To be done – Scan the records below for the line with "Write a web" and the line with "const axisTitle = 'Reduction In Airflow (%';", and retype that range exactly, both ends included, pictures excepted.

Extracted data entries –
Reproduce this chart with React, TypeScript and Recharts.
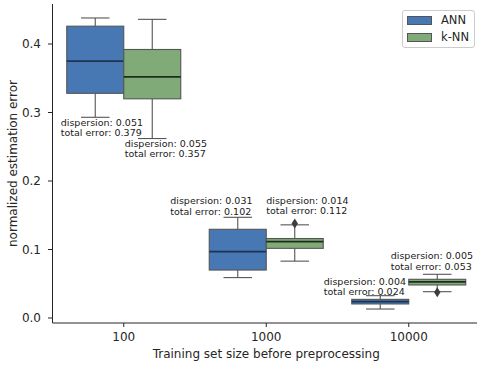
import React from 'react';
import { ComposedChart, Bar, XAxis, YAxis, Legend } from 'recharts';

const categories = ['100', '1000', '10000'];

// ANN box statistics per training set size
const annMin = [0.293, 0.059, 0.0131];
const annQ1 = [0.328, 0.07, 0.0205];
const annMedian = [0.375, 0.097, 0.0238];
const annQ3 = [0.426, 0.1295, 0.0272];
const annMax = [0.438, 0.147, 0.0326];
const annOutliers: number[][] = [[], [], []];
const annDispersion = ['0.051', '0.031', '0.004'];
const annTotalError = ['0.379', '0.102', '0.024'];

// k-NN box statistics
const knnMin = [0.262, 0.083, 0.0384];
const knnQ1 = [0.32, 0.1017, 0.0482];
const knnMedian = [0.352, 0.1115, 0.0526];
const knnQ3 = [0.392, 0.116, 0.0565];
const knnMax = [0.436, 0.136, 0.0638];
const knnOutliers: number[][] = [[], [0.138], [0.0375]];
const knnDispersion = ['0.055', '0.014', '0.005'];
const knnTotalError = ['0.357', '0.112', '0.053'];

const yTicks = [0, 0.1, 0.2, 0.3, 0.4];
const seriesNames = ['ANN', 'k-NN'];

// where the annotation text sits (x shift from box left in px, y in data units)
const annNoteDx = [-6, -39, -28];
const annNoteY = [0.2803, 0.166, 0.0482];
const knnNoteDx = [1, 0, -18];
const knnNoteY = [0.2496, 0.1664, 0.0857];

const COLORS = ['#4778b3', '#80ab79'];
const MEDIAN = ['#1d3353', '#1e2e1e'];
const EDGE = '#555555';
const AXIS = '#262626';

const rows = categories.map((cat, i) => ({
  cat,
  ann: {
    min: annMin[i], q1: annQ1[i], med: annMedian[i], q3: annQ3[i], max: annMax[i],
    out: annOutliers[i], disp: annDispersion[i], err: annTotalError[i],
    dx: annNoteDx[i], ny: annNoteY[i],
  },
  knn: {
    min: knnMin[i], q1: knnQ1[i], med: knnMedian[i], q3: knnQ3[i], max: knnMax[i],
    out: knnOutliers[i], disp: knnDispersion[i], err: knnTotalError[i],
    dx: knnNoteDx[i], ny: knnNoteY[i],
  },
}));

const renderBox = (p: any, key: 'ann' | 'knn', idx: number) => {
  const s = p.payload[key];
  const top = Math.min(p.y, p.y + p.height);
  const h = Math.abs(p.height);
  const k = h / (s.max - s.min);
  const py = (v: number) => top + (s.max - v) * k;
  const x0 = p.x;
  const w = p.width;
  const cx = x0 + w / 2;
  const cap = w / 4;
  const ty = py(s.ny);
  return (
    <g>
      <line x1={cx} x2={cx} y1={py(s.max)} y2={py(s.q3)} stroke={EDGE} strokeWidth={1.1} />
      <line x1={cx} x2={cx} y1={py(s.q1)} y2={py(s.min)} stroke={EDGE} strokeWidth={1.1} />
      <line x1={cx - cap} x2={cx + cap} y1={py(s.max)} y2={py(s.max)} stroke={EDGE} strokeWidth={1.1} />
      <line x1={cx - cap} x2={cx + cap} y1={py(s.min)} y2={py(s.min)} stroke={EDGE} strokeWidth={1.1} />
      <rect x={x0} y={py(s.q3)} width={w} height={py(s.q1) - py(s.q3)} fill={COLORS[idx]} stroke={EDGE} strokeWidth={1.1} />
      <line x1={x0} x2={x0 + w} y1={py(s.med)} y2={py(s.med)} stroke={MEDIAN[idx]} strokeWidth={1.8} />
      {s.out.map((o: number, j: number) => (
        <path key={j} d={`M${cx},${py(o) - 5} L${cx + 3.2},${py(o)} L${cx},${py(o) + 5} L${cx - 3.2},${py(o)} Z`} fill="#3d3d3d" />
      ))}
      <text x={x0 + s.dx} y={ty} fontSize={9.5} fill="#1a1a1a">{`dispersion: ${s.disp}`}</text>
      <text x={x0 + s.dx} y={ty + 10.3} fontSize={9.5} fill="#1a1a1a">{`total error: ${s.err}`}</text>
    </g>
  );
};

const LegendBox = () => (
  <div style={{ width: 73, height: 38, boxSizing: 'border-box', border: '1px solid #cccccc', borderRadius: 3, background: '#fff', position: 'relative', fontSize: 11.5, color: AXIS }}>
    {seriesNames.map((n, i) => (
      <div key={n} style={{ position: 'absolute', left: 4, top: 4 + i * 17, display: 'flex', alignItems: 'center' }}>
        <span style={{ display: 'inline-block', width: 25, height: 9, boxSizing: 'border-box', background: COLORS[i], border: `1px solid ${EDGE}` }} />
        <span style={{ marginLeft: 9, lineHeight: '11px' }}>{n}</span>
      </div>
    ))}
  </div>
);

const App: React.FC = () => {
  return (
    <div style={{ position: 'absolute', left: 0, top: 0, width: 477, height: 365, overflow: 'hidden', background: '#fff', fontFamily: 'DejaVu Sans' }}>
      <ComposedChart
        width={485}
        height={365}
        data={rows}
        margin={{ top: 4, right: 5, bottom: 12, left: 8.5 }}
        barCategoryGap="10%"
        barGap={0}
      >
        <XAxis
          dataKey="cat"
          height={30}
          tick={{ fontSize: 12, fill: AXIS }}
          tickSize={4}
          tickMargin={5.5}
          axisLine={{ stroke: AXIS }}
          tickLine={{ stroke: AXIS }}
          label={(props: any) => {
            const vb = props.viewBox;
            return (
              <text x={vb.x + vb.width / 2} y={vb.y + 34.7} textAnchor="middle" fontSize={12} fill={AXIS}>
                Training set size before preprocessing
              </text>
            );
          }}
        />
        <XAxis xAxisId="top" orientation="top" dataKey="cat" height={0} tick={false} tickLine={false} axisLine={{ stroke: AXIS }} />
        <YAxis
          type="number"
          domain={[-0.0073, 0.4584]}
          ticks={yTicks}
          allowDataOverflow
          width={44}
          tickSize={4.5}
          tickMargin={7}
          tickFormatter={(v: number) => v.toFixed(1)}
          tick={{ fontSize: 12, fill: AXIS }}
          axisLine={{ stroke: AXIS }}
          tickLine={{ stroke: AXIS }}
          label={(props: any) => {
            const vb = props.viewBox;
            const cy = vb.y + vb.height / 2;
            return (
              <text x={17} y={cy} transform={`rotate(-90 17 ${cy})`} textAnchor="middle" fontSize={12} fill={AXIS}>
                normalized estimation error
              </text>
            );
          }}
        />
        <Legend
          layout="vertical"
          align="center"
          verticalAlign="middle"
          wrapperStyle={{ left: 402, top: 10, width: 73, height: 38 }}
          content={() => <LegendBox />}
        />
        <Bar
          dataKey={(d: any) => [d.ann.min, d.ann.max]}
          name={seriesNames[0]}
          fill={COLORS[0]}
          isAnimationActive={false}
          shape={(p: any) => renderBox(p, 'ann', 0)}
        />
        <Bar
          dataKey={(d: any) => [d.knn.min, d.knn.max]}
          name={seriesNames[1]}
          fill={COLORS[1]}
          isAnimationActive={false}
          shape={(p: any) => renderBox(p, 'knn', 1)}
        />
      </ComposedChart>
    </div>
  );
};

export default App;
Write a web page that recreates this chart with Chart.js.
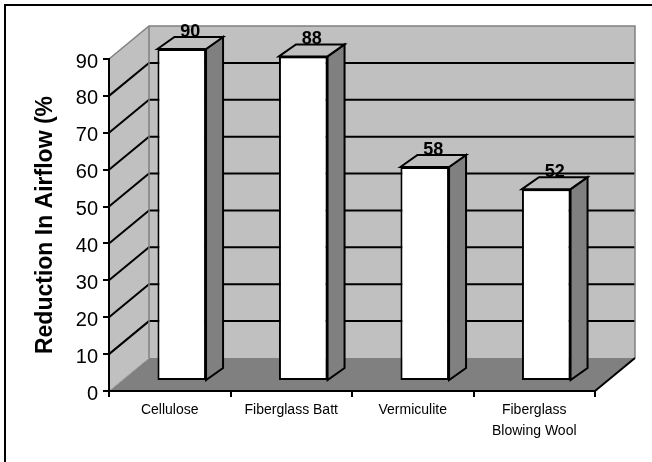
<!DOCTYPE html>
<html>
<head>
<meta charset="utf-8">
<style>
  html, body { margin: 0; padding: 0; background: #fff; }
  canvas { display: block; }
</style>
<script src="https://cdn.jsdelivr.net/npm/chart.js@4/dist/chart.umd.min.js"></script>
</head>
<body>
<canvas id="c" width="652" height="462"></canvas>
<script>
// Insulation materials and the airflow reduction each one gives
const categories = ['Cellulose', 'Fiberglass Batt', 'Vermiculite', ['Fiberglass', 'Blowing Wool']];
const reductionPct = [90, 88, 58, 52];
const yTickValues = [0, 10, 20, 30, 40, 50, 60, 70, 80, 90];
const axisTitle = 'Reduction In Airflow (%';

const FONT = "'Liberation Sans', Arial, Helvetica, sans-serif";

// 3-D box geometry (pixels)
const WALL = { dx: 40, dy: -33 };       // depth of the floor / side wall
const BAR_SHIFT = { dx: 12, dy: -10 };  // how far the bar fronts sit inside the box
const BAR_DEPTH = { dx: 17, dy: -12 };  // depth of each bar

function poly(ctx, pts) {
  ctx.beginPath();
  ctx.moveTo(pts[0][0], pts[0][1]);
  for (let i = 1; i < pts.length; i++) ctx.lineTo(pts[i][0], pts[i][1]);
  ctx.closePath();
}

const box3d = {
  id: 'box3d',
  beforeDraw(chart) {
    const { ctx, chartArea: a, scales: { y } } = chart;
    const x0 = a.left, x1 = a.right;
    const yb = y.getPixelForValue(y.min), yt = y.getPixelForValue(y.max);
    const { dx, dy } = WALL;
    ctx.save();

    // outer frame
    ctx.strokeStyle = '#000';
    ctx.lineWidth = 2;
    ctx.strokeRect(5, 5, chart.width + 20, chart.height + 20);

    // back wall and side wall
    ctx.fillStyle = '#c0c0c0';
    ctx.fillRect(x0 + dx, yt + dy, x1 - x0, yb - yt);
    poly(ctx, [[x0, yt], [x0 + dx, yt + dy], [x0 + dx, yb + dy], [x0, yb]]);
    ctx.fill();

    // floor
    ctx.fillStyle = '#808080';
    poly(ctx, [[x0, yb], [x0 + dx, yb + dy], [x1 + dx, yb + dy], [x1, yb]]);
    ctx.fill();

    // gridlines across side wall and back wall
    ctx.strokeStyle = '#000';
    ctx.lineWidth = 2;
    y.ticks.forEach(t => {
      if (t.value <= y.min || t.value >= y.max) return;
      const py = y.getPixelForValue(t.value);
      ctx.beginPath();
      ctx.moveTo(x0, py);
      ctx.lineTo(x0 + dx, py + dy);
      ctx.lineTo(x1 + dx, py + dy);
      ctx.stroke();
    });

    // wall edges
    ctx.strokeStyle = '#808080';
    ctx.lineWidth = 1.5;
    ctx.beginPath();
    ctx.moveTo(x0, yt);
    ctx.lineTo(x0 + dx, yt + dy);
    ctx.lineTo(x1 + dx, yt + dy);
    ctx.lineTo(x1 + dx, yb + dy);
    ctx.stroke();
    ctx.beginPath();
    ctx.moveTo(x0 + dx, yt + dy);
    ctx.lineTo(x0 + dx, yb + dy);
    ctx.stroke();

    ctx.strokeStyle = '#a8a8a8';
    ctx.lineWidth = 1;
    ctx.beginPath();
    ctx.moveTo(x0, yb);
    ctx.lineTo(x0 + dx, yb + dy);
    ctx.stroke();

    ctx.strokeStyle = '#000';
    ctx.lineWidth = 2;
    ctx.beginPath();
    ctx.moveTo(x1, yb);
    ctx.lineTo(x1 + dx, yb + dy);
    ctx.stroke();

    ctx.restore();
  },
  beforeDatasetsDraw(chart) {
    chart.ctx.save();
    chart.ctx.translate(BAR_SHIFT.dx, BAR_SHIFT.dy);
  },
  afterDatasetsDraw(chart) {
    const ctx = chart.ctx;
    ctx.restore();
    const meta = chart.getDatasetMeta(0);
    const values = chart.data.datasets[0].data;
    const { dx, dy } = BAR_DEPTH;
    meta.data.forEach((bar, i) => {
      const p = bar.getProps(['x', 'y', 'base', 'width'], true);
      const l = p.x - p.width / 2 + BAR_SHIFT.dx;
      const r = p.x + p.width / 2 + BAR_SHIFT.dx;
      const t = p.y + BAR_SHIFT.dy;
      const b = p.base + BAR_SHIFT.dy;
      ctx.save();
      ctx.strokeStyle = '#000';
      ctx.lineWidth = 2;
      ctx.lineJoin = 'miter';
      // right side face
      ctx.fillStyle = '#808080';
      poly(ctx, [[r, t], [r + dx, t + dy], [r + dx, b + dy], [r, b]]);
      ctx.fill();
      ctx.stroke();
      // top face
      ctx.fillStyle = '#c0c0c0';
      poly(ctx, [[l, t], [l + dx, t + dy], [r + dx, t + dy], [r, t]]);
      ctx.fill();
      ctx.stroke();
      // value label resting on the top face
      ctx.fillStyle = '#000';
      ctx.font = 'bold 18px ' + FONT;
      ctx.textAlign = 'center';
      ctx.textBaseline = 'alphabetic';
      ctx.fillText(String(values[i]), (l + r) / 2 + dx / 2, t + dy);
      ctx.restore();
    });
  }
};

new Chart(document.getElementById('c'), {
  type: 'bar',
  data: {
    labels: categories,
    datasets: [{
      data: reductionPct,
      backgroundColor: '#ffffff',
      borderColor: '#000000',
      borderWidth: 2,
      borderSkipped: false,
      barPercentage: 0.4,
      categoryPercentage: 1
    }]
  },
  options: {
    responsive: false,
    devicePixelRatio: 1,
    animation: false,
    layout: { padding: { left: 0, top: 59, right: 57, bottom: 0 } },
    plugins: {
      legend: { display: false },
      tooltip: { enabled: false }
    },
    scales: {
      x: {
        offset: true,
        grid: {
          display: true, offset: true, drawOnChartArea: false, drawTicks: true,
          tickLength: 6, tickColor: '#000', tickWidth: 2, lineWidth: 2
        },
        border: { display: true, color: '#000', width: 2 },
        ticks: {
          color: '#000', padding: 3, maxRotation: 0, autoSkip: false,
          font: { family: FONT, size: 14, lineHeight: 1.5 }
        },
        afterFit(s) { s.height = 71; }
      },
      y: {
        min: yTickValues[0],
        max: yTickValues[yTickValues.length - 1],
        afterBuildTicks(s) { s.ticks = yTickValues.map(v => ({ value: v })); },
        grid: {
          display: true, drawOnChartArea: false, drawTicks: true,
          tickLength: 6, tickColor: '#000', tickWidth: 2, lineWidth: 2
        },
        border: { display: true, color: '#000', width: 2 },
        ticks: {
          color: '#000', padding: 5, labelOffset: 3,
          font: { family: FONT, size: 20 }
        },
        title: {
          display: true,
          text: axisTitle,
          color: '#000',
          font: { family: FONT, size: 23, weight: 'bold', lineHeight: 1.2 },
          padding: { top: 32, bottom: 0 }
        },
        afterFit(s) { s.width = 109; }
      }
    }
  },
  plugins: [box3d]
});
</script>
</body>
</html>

Task result –
Write a web page that recreates this chart with Chart.js.
<!DOCTYPE html>
<html>
<head>
<meta charset="utf-8">
<style>
  html, body { margin: 0; padding: 0; background: #fff; }
  canvas { display: block; }
</style>
<script src="https://cdn.jsdelivr.net/npm/chart.js@4/dist/chart.umd.min.js"></script>
</head>
<body>
<canvas id="c" width="652" height="462"></canvas>
<script>
// Insulation materials and the airflow reduction each one gives
const categories = ['Cellulose', 'Fiberglass Batt', 'Vermiculite', ['Fiberglass', 'Blowing Wool']];
const reductionPct = [90, 88, 58, 52];
const yTickValues = [0, 10, 20, 30, 40, 50, 60, 70, 80, 90];
const axisTitle = 'Reduction In Airflow (%';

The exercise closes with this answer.